For instance, government feared a complete financial meltdown and bailed out banks through the Zimbabwe Asset Management Company (Zamco).

This indeed contributed to the spike in government debt as Zamco acquired more than US$1 billion of banks’ non-performing loans, over 5% of gross domestic product just to shore up the ailing financial sector. Government then embarked on austerity to correct the ills of yesteryear. It is indeed difficult for many Zimbabweans to avoid the sense that these austerity measures are savage in scope and effect.

Close to five months on, it is worth thinking more carefully about the normative justifications given for these austerity packages. Given the way political discourse is typically framed, these measures are naturally described as necessary, but to achieve what valuable ends?

As Aristotle noted long ago, political life is not only about determining the best means to our ends, it is also about ascertaining what those ends should be. Probably the dominant form of justification of these austerity programmes in public fora is utilitarian, that is, where the focus is on achieving the greatest good for the greatest number. However, as American political philosopher John Rawls observed, this obsession with increasing the size of the cake to be distributed is consistent with the sacrifice of those at the bottom end of society. This is exactly what is transpiring in the country. It is the lowly paid civil servants, for instance, that have seen their salaries whittled down to the equivalent of US$100.

The government’s priority role should be ensuring that the worst off are made better off given the widening inequalities. Perhaps, rather than simply focusing on the overall utility produced, this would be a better benchmark for assessing the justice of austerity programmes. The 2% tax, hike in fuel prices and supressed wage bill growth in the civil service led to many protests although politicians try to shift the blame to other factors.
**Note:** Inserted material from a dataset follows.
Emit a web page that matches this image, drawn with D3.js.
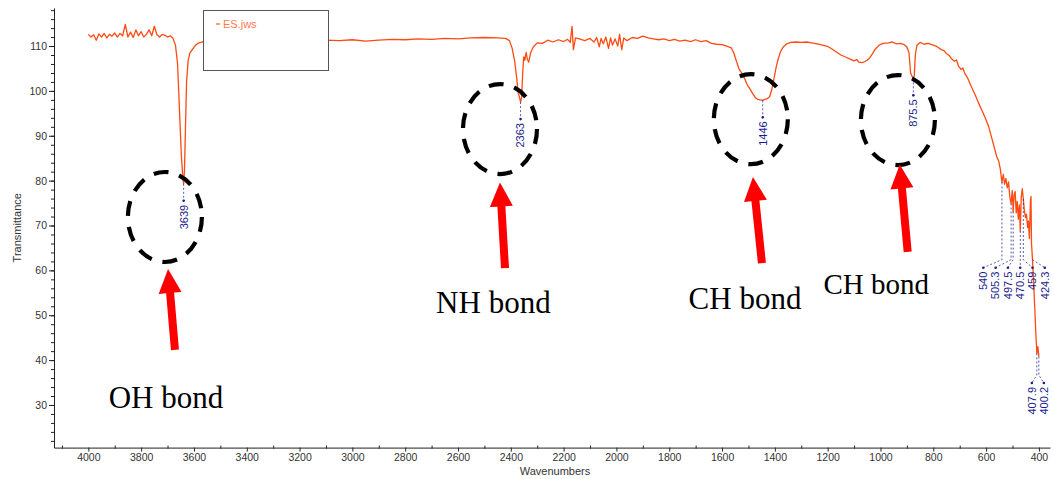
<!DOCTYPE html>
<html>
<head>
<meta charset="utf-8">
<script src="https://cdn.jsdelivr.net/npm/d3@7"></script>
<style>
  body { margin: 0; background: #fff; }
  svg { display: block; }
</style>
</head>
<body>
<div id="chart"></div>
<script>
// IR spectrum (wavenumber, %T)
const wavenumbers = [
  4000, 3990, 3980, 3970, 3960, 3950, 3940, 3930, 3920, 3910, 3900, 3890, 3880, 3870, 3860, 3850,
  3840, 3830, 3820, 3810, 3800, 3790, 3780, 3770, 3760, 3750, 3740, 3730, 3720, 3710, 3700, 3690,
  3680, 3670, 3662, 3655, 3648, 3642, 3639, 3636, 3632, 3628, 3622, 3615, 3605, 3595, 3585, 3570,
  3550, 3100, 3050, 3000, 2950, 2900, 2850, 2800, 2750, 2700, 2650, 2600, 2550, 2500, 2450, 2420,
  2405, 2395, 2385, 2378, 2372, 2368, 2363, 2359, 2355, 2351, 2347, 2342, 2337, 2332, 2325, 2315,
  2300, 2280, 2260, 2240, 2220, 2200, 2185, 2175, 2168, 2163, 2155, 2140, 2120, 2100, 2085, 2075,
  2065, 2058, 2050, 2040, 2030, 2022, 2015, 2005, 1995, 1988, 1980, 1972, 1960, 1940, 1920, 1900,
  1880, 1860, 1840, 1820, 1800, 1780, 1760, 1740, 1720, 1700, 1680, 1660, 1640, 1620, 1600, 1580,
  1565, 1555, 1545, 1535, 1525, 1515, 1505, 1495, 1485, 1475, 1465, 1455, 1446, 1438, 1428, 1420,
  1412, 1404, 1395, 1388, 1378, 1368, 1355, 1340, 1320, 1300, 1280, 1260, 1240, 1220, 1200, 1185,
  1170, 1150, 1130, 1115, 1100, 1090, 1082, 1070, 1060, 1050, 1040, 1030, 1020, 1005, 990, 970,
  955, 940, 925, 910, 900, 892, 886, 880, 875.5, 872, 868, 862, 850, 835, 820, 800,
  790, 780, 770, 760, 750, 740, 730, 720, 712, 705, 695, 688, 680, 670, 660, 650,
  640, 630, 620, 610, 600, 590, 580, 570, 560, 552, 546, 540, 535, 530, 525, 520,
  515, 510, 505.3, 501, 497.5, 494, 490, 486, 482, 478, 474, 470.5, 467, 463, 459, 455,
  451, 447, 443, 440, 436, 432, 430, 428, 424.3, 420, 416, 412, 407.9, 404, 400.2
];
const transmittance = [
  112.6, 112.0, 112.5, 111.3, 112.7, 112.0, 112.8, 111.8, 112.6, 112.2, 112.9, 112.0, 112.8, 112.3, 114.8, 112.0,
  113.1, 111.9, 113.6, 112.3, 113.2, 112.0, 112.6, 113.6, 112.3, 114.4, 112.5, 112.0, 112.6, 112.4, 112.0, 112.3,
  111.8, 110.2, 106.0, 96.0, 86.0, 80.5, 79.3, 82.0, 92.0, 102.0, 106.8, 108.5, 109.3, 110.1, 110.6, 110.9,
  111.1, 111.3, 111.2, 111.4, 111.1, 111.3, 111.5, 111.4, 111.6, 111.5, 111.7, 111.6, 111.8, 111.9, 111.8, 111.7,
  111.2, 109.5, 106.5, 103.0, 99.5, 98.8, 97.5, 98.5, 104.0, 107.6, 106.8, 108.6, 107.0, 106.4, 108.5, 109.8,
  110.7, 110.6, 111.3, 110.9, 111.4, 111.0, 111.5, 110.8, 114.4, 109.2, 111.8, 111.6, 111.2, 111.7, 110.9, 111.9,
  109.8, 111.7, 110.5, 112.0, 109.5, 111.8, 110.2, 111.6, 110.0, 112.6, 109.2, 111.8, 111.2, 111.9, 111.7, 112.2,
  111.8, 111.6, 111.4, 111.6, 111.2, 111.5, 111.1, 111.3, 111.0, 111.4, 111.0, 111.2, 110.6, 110.4, 110.3, 109.9,
  109.6, 108.4, 106.5, 104.8, 103.9, 102.8, 101.4, 100.5, 99.5, 98.6, 98.1, 98.0, 97.9, 98.1, 98.3, 98.7,
  100.2, 102.5, 105.3, 107.0, 108.8, 109.8, 110.5, 110.8, 110.9, 110.8, 110.9, 110.7, 110.5, 110.2, 109.9, 109.4,
  108.8, 108.0, 107.5, 107.1, 106.7, 107.0, 106.4, 106.3, 106.5, 106.9, 107.4, 108.3, 109.3, 110.2, 110.6, 110.7,
  110.9, 110.5, 110.6, 110.3, 109.8, 108.5, 104.0, 103.2, 102.8, 103.4, 108.0, 110.2, 110.8, 110.4, 110.6, 110.2,
  110.0, 109.6, 109.2, 109.0, 108.3, 107.9, 107.1, 106.6, 106.9, 105.6, 104.8, 105.1, 103.8, 102.9, 101.5, 100.2,
  98.9, 97.5, 96.2, 94.9, 93.5, 92.0, 89.8, 87.6, 85.4, 84.3, 82.5, 79.6, 81.4, 79.2, 80.5, 78.4,
  79.7, 76.3, 74.9, 77.8, 73.1, 76.8, 77.6, 72.8, 75.4, 71.4, 74.6, 68.8, 76.2, 78.2, 75.9, 73.3,
  71.8, 72.5, 69.6, 71.0, 67.1, 75.6, 76.5, 66.0, 62.4, 57.5, 52.0, 46.5, 41.5, 43.0, 40.8
];
const seriesName = "ES.jws";
const singlePeaks = [3639, 2363, 1446, 875.5];
const clusterPeaks = [540, 505.3, 497.5, 470.5, 459, 424.3];
const lowPeaks = [407.9, 400.2];
const bondNames = ["OH bond", "NH bond", "CH bond", "CH bond"];
const xTickValues = d3.range(400, 4001, 200);
const xMinorValues = d3.range(500, 4101, 200);
const yTickValues = d3.range(30, 111, 10);
const yMinorValues = d3.range(22, 119, 2);

const width = 1054;
const height = 479;

const svg = d3.select("#chart").append("svg")
  .attr("width", width)
  .attr("height", height)
  .style("font-family", "'Liberation Sans', Arial, sans-serif");

const x = d3.scaleLinear().domain([4130, 358]).range([54, 1050]);
const y = d3.scaleLinear().domain([20.5, 118.5]).range([447.6, 7.9]);

const spectrum = wavenumbers.map((w, i) => ({ w, t: transmittance[i] }));
const tAt = new Map(spectrum.map(d => [d.w, d.t]));

// axes
const axisColor = "#222";
svg.append("g").attr("transform", `translate(${x.range()[0]},0)`)
  .call(d3.axisLeft(y).tickValues(yTickValues).tickSize(5).tickPadding(2).tickSizeOuter(0));
svg.append("g").attr("transform", `translate(${x.range()[0]},0)`)
  .call(d3.axisLeft(y).tickValues(yMinorValues).tickSize(3).tickFormat(""))
  .call(g => g.select(".domain").remove());

svg.append("g").attr("transform", `translate(0,${y.range()[0]})`)
  .call(d3.axisBottom(x).tickValues(xTickValues).tickFormat(d3.format("d"))
    .tickSize(4).tickPadding(2).tickSizeOuter(0));
svg.append("g").attr("transform", `translate(0,${y.range()[0] + 1})`)
  .call(d3.axisTop(x).tickValues(xMinorValues).tickSize(3).tickFormat(""))
  .call(g => g.select(".domain").remove());

svg.selectAll(".tick line, .domain").attr("stroke", axisColor);
svg.selectAll(".tick text")
  .attr("fill", "#333")
  .style("font-size", "10.5px")
  .style("font-family", "'Liberation Sans', Arial, sans-serif");

svg.append("text")
  .attr("x", 555)
  .attr("y", 475)
  .attr("text-anchor", "middle")
  .attr("fill", "#333")
  .style("font-size", "11px")
  .text("Wavenumbers");

svg.append("text")
  .attr("transform", `translate(21,${(y.range()[0] + y.range()[1]) / 2}) rotate(-90)`)
  .attr("text-anchor", "middle")
  .attr("fill", "#333")
  .style("font-size", "11px")
  .text("Transmittance");

// spectrum line
const line = d3.line().x(d => x(d.w)).y(d => y(d.t));
svg.append("path")
  .datum(spectrum)
  .attr("d", line)
  .attr("fill", "none")
  .attr("stroke", "#ff4a12")
  .attr("stroke-width", 1.3)
  .attr("stroke-linejoin", "round");

// legend box (drawn over the line like the original)
const legend = svg.append("g");
legend.append("rect")
  .attr("x", 203.5).attr("y", 10.5).attr("width", 125).attr("height", 60)
  .attr("fill", "#fff").attr("stroke", "#555");
legend.append("line")
  .attr("x1", 216).attr("x2", 220).attr("y1", 24).attr("y2", 24)
  .attr("stroke", "#ff7a50").attr("stroke-width", 1.5);
legend.append("text")
  .attr("x", 223).attr("y", 28)
  .attr("fill", "#ff7a50")
  .style("font-size", "11px")
  .text(seriesName);

// peak labels
const navy = "#1c1c8e";
function peakLabel(px, py, dotY, lx, txt) {
  const g = svg.append("g");
  const pts = lx === px ? [[px, py], [px, dotY]] : [[px, py], [px, dotY - 8], [lx, dotY]];
  g.append("path")
    .attr("d", d3.line()(pts))
    .attr("fill", "none")
    .attr("stroke", navy)
    .attr("stroke-width", 0.9)
    .attr("stroke-dasharray", "2,2")
    .attr("opacity", 0.8);
  g.append("circle").attr("cx", lx).attr("cy", dotY).attr("r", 1.3).attr("fill", navy);
  g.append("text")
    .attr("transform", `translate(${lx},${dotY + 4}) rotate(-90)`)
    .attr("text-anchor", "end")
    .attr("dy", "0.35em")
    .attr("fill", navy)
    .style("font-size", "11px")
    .text(txt);
}

singlePeaks.forEach(w => {
  const px = x(w), py = y(tAt.get(w));
  peakLabel(px, py, py + 17, px, String(w));
});

function cluster(values, rowT, gap, shift) {
  const xs = values.map(w => x(w));
  const mid = d3.mean(xs) + shift;
  values.forEach((w, i) => {
    const lx = mid + (i - (values.length - 1) / 2) * gap;
    peakLabel(xs[i], y(tAt.get(w)), y(rowT), lx, String(w));
  });
}
cluster(clusterPeaks, 60.6, 12.3, -3);
cluster(lowPeaks, 34.9, 12, 0);

// annotations: dashed circles, red arrows, bond names (positions in data units)
const circleCenters = [[3710, 71.9], [2441, 91.5], [1491, 93.7], [934, 93.5]];
const arrowTips = [[3698, 60.3], [2441, 79.6], [1483, 80.8], [927, 83.6]];
const arrowTails = [[3672, 42.3], [2422, 60.5], [1449, 61.6], [897, 64.1]];
const namePos = [[3706, 29.3], [2466, 50.5], [1513, 51.4], [1016, 54.7]];
const nameSize = [31, 31, 31, 29];

circleCenters.forEach(([w, t]) => {
  svg.append("ellipse")
    .attr("cx", x(w)).attr("cy", y(t))
    .attr("rx", 37).attr("ry", 45)
    .attr("fill", "none")
    .attr("stroke", "#000")
    .attr("stroke-width", 4.2)
    .attr("stroke-dasharray", "15,11");
});

arrowTips.forEach((tip, i) => {
  const tx = x(tip[0]), ty = y(tip[1]);
  const bx = x(arrowTails[i][0]), by = y(arrowTails[i][1]);
  const ang = Math.atan2(by - ty, bx - tx);
  const ux = Math.cos(ang), uy = Math.sin(ang);
  const nx = -uy, ny = ux;
  const headLen = 24, headW = 11.5, shaftW = 4;
  const hx = tx + ux * headLen, hy = ty + uy * headLen;
  const pts = [
    [tx, ty],
    [hx + nx * headW, hy + ny * headW],
    [hx + nx * shaftW, hy + ny * shaftW],
    [bx + nx * shaftW, by + ny * shaftW],
    [bx - nx * shaftW, by - ny * shaftW],
    [hx - nx * shaftW, hy - ny * shaftW],
    [hx - nx * headW, hy - ny * headW]
  ];
  svg.append("path")
    .attr("d", d3.line()(pts) + "Z")
    .attr("fill", "#ff0000");
});

namePos.forEach(([w, t], i) => {
  svg.append("text")
    .attr("x", x(w)).attr("y", y(t))
    .attr("text-anchor", "middle")
    .attr("fill", "#000")
    .style("font-family", "'Liberation Serif', 'Times New Roman', serif")
    .style("font-size", nameSize[i] + "px")
    .text(bondNames[i]);
});
</script>
</body>
</html>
The financial services sector, for example, led by the Reserve Bank of Zimbabwe, played a contributory role to the rising government debt. This raises some fundamental philosophical questions, which need to be addressed. The first concern is the concept of political obligation. Why should the citizens pay the costs, in terms of higher taxes, for the failings of the financial sector? If that is the case, do the average citizens have austerity obligations?

Assuming that austerity is inevitable, a second philosophical question naturally arises: How is the burden to be spread? As it stands, the increases in taxes have affected the poor to a far greater extent. Policies should have been implemented that ensure the burden of austerity did not fall on those who could least cope and who had the least involvement.